--- SUPPLIED DATA ---

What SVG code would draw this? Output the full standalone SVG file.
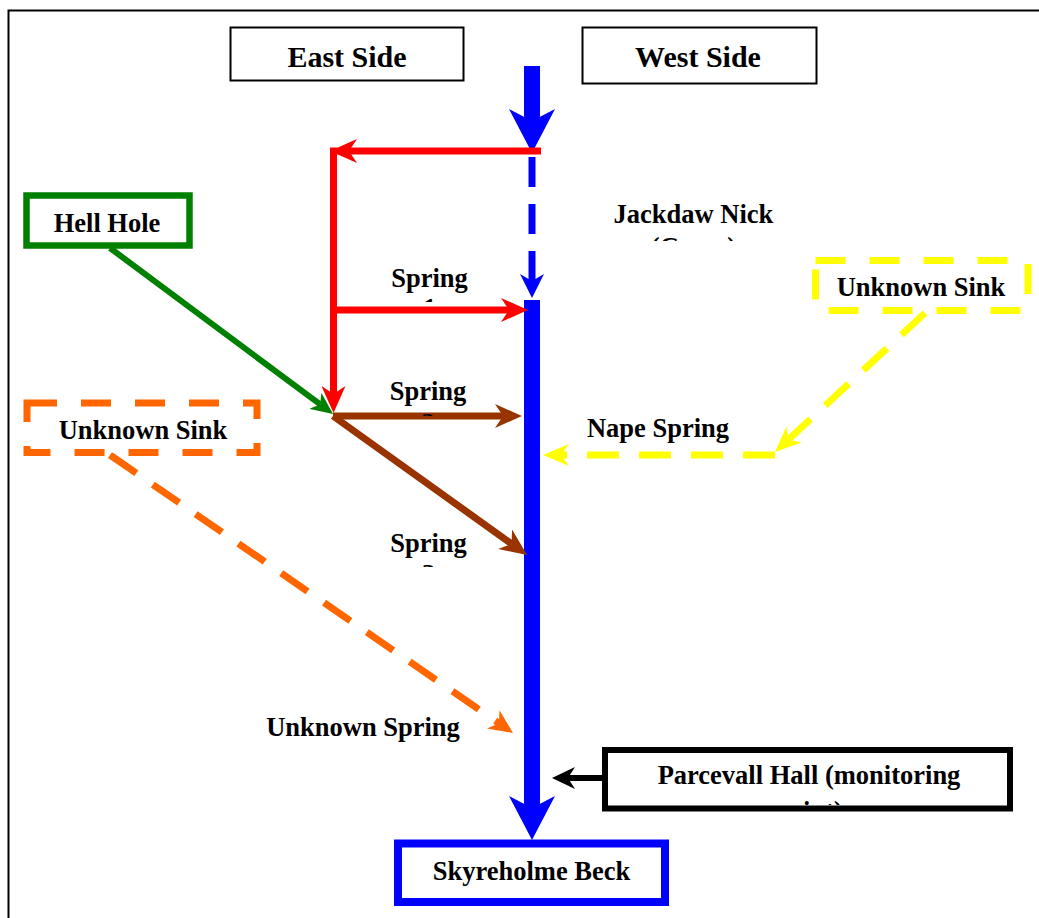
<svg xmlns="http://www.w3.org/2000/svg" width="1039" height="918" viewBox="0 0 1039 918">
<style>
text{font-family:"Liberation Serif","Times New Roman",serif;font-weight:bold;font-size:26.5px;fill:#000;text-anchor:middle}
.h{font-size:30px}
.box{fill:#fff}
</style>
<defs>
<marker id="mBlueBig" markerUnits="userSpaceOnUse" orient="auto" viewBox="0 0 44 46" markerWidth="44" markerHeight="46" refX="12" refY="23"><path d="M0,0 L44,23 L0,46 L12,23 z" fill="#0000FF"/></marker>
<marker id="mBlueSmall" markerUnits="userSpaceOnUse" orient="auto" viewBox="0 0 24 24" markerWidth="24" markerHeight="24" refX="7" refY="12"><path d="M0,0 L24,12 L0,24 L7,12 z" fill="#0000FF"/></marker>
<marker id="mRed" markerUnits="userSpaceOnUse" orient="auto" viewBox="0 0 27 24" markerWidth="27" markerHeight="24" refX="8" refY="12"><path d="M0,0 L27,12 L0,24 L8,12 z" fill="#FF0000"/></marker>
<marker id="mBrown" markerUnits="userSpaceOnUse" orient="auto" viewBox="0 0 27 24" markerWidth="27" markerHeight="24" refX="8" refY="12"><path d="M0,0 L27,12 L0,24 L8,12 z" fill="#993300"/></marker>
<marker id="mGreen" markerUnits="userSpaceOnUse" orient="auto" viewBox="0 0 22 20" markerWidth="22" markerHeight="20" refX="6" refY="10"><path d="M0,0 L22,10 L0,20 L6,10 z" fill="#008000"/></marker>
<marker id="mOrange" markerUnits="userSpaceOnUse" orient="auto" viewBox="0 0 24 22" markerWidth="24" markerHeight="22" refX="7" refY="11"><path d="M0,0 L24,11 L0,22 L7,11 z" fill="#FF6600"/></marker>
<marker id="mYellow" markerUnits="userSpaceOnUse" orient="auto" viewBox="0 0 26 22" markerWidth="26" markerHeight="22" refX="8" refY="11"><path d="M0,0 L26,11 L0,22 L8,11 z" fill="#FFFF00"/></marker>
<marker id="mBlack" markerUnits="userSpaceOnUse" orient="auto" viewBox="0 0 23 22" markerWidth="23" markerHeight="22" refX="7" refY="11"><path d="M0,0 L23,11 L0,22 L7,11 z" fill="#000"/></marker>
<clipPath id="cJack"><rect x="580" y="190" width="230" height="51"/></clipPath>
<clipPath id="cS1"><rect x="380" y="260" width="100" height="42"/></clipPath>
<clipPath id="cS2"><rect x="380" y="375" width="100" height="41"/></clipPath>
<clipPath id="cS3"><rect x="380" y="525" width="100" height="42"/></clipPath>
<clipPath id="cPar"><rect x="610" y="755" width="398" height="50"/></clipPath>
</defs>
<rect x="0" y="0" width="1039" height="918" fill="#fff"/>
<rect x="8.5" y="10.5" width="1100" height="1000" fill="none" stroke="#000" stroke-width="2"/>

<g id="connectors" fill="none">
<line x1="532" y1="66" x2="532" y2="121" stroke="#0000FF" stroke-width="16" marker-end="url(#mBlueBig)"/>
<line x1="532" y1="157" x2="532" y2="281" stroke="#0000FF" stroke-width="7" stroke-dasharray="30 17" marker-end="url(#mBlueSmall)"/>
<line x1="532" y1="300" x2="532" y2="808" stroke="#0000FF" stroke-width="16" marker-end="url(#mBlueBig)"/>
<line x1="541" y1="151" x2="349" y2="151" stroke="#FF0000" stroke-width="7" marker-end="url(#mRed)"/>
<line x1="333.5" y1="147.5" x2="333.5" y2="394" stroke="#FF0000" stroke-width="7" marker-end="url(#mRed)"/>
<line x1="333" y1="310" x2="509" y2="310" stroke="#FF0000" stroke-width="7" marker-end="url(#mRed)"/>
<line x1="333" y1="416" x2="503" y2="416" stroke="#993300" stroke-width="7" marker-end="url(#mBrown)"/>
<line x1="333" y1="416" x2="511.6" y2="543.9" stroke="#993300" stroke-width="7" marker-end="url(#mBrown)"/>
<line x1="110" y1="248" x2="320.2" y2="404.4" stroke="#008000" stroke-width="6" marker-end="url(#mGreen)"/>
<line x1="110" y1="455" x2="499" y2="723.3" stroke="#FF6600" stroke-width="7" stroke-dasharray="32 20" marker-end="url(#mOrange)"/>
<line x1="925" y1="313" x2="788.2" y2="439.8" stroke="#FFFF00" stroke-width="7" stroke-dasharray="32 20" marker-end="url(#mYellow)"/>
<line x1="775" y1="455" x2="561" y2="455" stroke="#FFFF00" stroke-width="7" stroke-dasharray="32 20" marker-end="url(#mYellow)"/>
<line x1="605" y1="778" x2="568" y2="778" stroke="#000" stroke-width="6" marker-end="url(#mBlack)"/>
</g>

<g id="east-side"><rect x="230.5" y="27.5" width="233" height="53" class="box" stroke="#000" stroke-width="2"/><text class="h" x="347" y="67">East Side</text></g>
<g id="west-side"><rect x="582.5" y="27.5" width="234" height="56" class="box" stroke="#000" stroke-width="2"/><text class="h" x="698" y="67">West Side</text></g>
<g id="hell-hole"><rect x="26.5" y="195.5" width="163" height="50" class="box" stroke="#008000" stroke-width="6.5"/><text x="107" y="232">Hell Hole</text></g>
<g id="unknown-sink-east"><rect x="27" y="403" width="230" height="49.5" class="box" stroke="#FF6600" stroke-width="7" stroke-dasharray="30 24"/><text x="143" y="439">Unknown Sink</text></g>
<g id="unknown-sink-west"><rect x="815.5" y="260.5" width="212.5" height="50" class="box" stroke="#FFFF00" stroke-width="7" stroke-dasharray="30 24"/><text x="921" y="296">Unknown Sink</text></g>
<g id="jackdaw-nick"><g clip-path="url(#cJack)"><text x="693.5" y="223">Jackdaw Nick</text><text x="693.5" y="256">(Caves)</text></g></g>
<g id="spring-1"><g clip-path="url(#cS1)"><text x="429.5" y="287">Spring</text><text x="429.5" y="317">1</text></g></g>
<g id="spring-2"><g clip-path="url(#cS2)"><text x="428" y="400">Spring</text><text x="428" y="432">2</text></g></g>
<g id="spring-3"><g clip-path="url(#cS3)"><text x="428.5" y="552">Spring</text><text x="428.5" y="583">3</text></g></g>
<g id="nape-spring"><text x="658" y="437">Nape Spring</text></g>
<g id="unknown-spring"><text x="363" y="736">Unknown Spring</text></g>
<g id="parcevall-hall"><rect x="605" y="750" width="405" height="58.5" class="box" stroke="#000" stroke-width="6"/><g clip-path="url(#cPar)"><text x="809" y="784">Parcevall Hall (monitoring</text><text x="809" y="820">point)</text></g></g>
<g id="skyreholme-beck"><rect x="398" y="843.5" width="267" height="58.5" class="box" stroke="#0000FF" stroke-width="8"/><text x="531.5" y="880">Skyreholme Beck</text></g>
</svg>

---

**AIM OF THE EXERCISE**
Drop the images and repeat the data exactly.

**SOLUTION FOR THIS TASK**
What SVG code would draw this? Output the full standalone SVG file.
<svg xmlns="http://www.w3.org/2000/svg" width="1039" height="918" viewBox="0 0 1039 918">
<style>
text{font-family:"Liberation Serif","Times New Roman",serif;font-weight:bold;font-size:26.5px;fill:#000;text-anchor:middle}
.h{font-size:30px}
.box{fill:#fff}
</style>
<defs>
<marker id="mBlueBig" markerUnits="userSpaceOnUse" orient="auto" viewBox="0 0 44 46" markerWidth="44" markerHeight="46" refX="12" refY="23"><path d="M0,0 L44,23 L0,46 L12,23 z" fill="#0000FF"/></marker>
<marker id="mBlueSmall" markerUnits="userSpaceOnUse" orient="auto" viewBox="0 0 24 24" markerWidth="24" markerHeight="24" refX="7" refY="12"><path d="M0,0 L24,12 L0,24 L7,12 z" fill="#0000FF"/></marker>
<marker id="mRed" markerUnits="userSpaceOnUse" orient="auto" viewBox="0 0 27 24" markerWidth="27" markerHeight="24" refX="8" refY="12"><path d="M0,0 L27,12 L0,24 L8,12 z" fill="#FF0000"/></marker>
<marker id="mBrown" markerUnits="userSpaceOnUse" orient="auto" viewBox="0 0 27 24" markerWidth="27" markerHeight="24" refX="8" refY="12"><path d="M0,0 L27,12 L0,24 L8,12 z" fill="#993300"/></marker>
<marker id="mGreen" markerUnits="userSpaceOnUse" orient="auto" viewBox="0 0 22 20" markerWidth="22" markerHeight="20" refX="6" refY="10"><path d="M0,0 L22,10 L0,20 L6,10 z" fill="#008000"/></marker>
<marker id="mOrange" markerUnits="userSpaceOnUse" orient="auto" viewBox="0 0 24 22" markerWidth="24" markerHeight="22" refX="7" refY="11"><path d="M0,0 L24,11 L0,22 L7,11 z" fill="#FF6600"/></marker>
<marker id="mYellow" markerUnits="userSpaceOnUse" orient="auto" viewBox="0 0 26 22" markerWidth="26" markerHeight="22" refX="8" refY="11"><path d="M0,0 L26,11 L0,22 L8,11 z" fill="#FFFF00"/></marker>
<marker id="mBlack" markerUnits="userSpaceOnUse" orient="auto" viewBox="0 0 23 22" markerWidth="23" markerHeight="22" refX="7" refY="11"><path d="M0,0 L23,11 L0,22 L7,11 z" fill="#000"/></marker>
<clipPath id="cJack"><rect x="580" y="190" width="230" height="51"/></clipPath>
<clipPath id="cS1"><rect x="380" y="260" width="100" height="42"/></clipPath>
<clipPath id="cS2"><rect x="380" y="375" width="100" height="41"/></clipPath>
<clipPath id="cS3"><rect x="380" y="525" width="100" height="42"/></clipPath>
<clipPath id="cPar"><rect x="610" y="755" width="398" height="50"/></clipPath>
</defs>
<rect x="0" y="0" width="1039" height="918" fill="#fff"/>
<rect x="8.5" y="10.5" width="1100" height="1000" fill="none" stroke="#000" stroke-width="2"/>

<g id="connectors" fill="none">
<line x1="532" y1="66" x2="532" y2="121" stroke="#0000FF" stroke-width="16" marker-end="url(#mBlueBig)"/>
<line x1="532" y1="157" x2="532" y2="281" stroke="#0000FF" stroke-width="7" stroke-dasharray="30 17" marker-end="url(#mBlueSmall)"/>
<line x1="532" y1="300" x2="532" y2="808" stroke="#0000FF" stroke-width="16" marker-end="url(#mBlueBig)"/>
<line x1="541" y1="151" x2="349" y2="151" stroke="#FF0000" stroke-width="7" marker-end="url(#mRed)"/>
<line x1="333.5" y1="147.5" x2="333.5" y2="394" stroke="#FF0000" stroke-width="7" marker-end="url(#mRed)"/>
<line x1="333" y1="310" x2="509" y2="310" stroke="#FF0000" stroke-width="7" marker-end="url(#mRed)"/>
<line x1="333" y1="416" x2="503" y2="416" stroke="#993300" stroke-width="7" marker-end="url(#mBrown)"/>
<line x1="333" y1="416" x2="511.6" y2="543.9" stroke="#993300" stroke-width="7" marker-end="url(#mBrown)"/>
<line x1="110" y1="248" x2="320.2" y2="404.4" stroke="#008000" stroke-width="6" marker-end="url(#mGreen)"/>
<line x1="110" y1="455" x2="499" y2="723.3" stroke="#FF6600" stroke-width="7" stroke-dasharray="32 20" marker-end="url(#mOrange)"/>
<line x1="925" y1="313" x2="788.2" y2="439.8" stroke="#FFFF00" stroke-width="7" stroke-dasharray="32 20" marker-end="url(#mYellow)"/>
<line x1="775" y1="455" x2="561" y2="455" stroke="#FFFF00" stroke-width="7" stroke-dasharray="32 20" marker-end="url(#mYellow)"/>
<line x1="605" y1="778" x2="568" y2="778" stroke="#000" stroke-width="6" marker-end="url(#mBlack)"/>
</g>

<g id="east-side"><rect x="230.5" y="27.5" width="233" height="53" class="box" stroke="#000" stroke-width="2"/><text class="h" x="347" y="67">East Side</text></g>
<g id="west-side"><rect x="582.5" y="27.5" width="234" height="56" class="box" stroke="#000" stroke-width="2"/><text class="h" x="698" y="67">West Side</text></g>
<g id="hell-hole"><rect x="26.5" y="195.5" width="163" height="50" class="box" stroke="#008000" stroke-width="6.5"/><text x="107" y="232">Hell Hole</text></g>
<g id="unknown-sink-east"><rect x="27" y="403" width="230" height="49.5" class="box" stroke="#FF6600" stroke-width="7" stroke-dasharray="30 24"/><text x="143" y="439">Unknown Sink</text></g>
<g id="unknown-sink-west"><rect x="815.5" y="260.5" width="212.5" height="50" class="box" stroke="#FFFF00" stroke-width="7" stroke-dasharray="30 24"/><text x="921" y="296">Unknown Sink</text></g>
<g id="jackdaw-nick"><g clip-path="url(#cJack)"><text x="693.5" y="223">Jackdaw Nick</text><text x="693.5" y="256">(Caves)</text></g></g>
<g id="spring-1"><g clip-path="url(#cS1)"><text x="429.5" y="287">Spring</text><text x="429.5" y="317">1</text></g></g>
<g id="spring-2"><g clip-path="url(#cS2)"><text x="428" y="400">Spring</text><text x="428" y="432">2</text></g></g>
<g id="spring-3"><g clip-path="url(#cS3)"><text x="428.5" y="552">Spring</text><text x="428.5" y="583">3</text></g></g>
<g id="nape-spring"><text x="658" y="437">Nape Spring</text></g>
<g id="unknown-spring"><text x="363" y="736">Unknown Spring</text></g>
<g id="parcevall-hall"><rect x="605" y="750" width="405" height="58.5" class="box" stroke="#000" stroke-width="6"/><g clip-path="url(#cPar)"><text x="809" y="784">Parcevall Hall (monitoring</text><text x="809" y="820">point)</text></g></g>
<g id="skyreholme-beck"><rect x="398" y="843.5" width="267" height="58.5" class="box" stroke="#0000FF" stroke-width="8"/><text x="531.5" y="880">Skyreholme Beck</text></g>
</svg>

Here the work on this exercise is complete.